§ **MATERIAL FOR THE TASK**:
►
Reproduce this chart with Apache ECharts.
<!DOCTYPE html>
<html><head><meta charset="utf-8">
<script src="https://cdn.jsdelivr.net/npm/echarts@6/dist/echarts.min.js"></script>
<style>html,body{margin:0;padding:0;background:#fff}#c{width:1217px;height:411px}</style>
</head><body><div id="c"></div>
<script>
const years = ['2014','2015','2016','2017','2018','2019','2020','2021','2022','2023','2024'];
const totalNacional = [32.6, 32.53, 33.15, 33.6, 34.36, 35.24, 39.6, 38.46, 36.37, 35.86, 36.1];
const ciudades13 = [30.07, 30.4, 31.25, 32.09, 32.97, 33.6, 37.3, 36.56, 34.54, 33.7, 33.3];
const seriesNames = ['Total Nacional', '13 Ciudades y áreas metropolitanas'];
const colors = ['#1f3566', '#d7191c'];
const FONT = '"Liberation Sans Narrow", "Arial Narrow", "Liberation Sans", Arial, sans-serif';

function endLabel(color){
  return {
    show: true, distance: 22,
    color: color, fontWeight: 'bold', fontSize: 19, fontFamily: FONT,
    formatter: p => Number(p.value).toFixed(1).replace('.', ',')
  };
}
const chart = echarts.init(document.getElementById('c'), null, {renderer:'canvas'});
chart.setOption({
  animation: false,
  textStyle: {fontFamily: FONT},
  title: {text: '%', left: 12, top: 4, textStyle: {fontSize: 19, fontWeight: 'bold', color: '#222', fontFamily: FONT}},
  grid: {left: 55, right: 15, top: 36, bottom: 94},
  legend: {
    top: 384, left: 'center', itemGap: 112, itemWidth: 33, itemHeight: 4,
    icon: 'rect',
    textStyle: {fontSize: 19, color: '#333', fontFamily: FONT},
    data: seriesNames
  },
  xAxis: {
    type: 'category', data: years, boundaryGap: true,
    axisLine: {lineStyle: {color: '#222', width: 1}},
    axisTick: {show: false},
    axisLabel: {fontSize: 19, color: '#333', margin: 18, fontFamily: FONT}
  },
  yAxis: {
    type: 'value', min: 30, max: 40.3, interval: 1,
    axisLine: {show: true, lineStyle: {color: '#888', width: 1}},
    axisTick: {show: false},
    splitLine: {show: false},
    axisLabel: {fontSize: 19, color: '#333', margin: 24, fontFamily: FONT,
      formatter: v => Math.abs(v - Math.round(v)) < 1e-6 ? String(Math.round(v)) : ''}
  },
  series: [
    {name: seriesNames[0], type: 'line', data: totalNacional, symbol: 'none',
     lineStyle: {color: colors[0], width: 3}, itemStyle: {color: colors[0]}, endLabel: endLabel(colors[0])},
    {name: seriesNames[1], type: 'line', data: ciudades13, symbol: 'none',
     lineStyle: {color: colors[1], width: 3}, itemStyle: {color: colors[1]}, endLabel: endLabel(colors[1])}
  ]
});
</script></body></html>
◄
►
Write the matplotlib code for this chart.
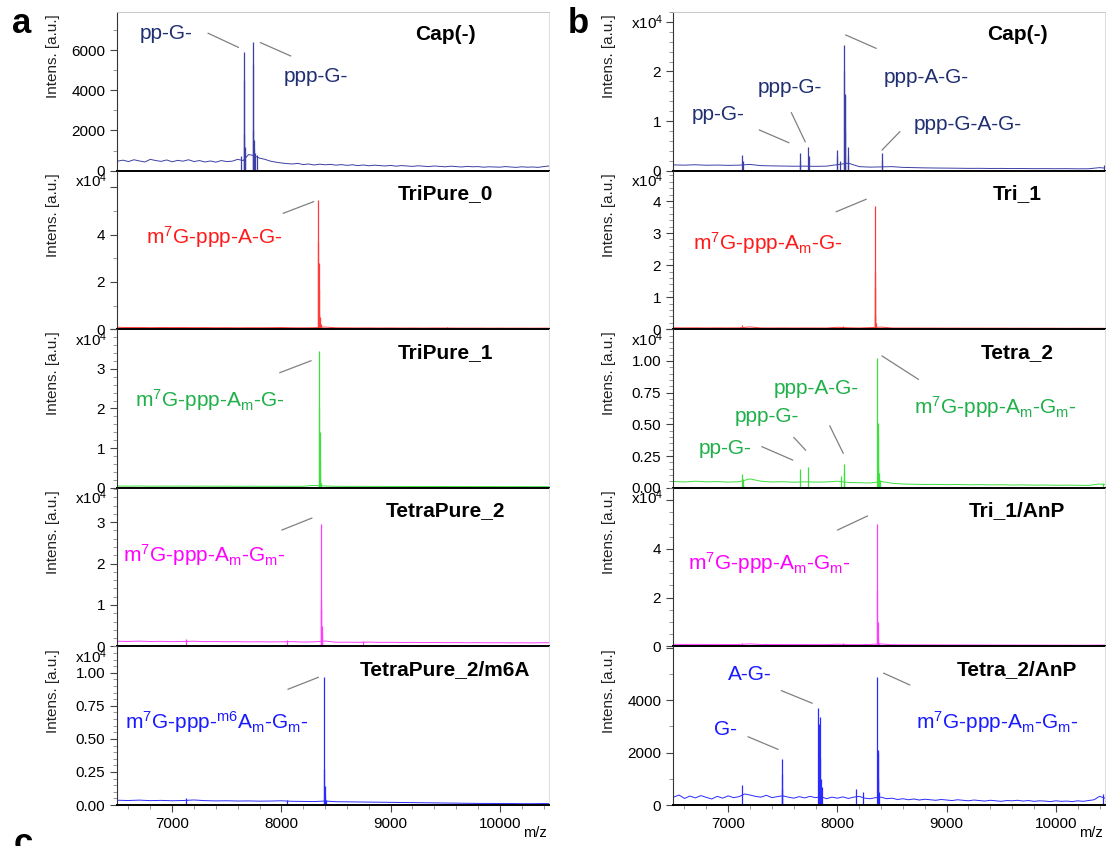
◄
Write out every line of the listing that holds the word "this".

§ **TASK ANSWER**:
Reproduce this chart with Apache ECharts.
Write the matplotlib code for this chart.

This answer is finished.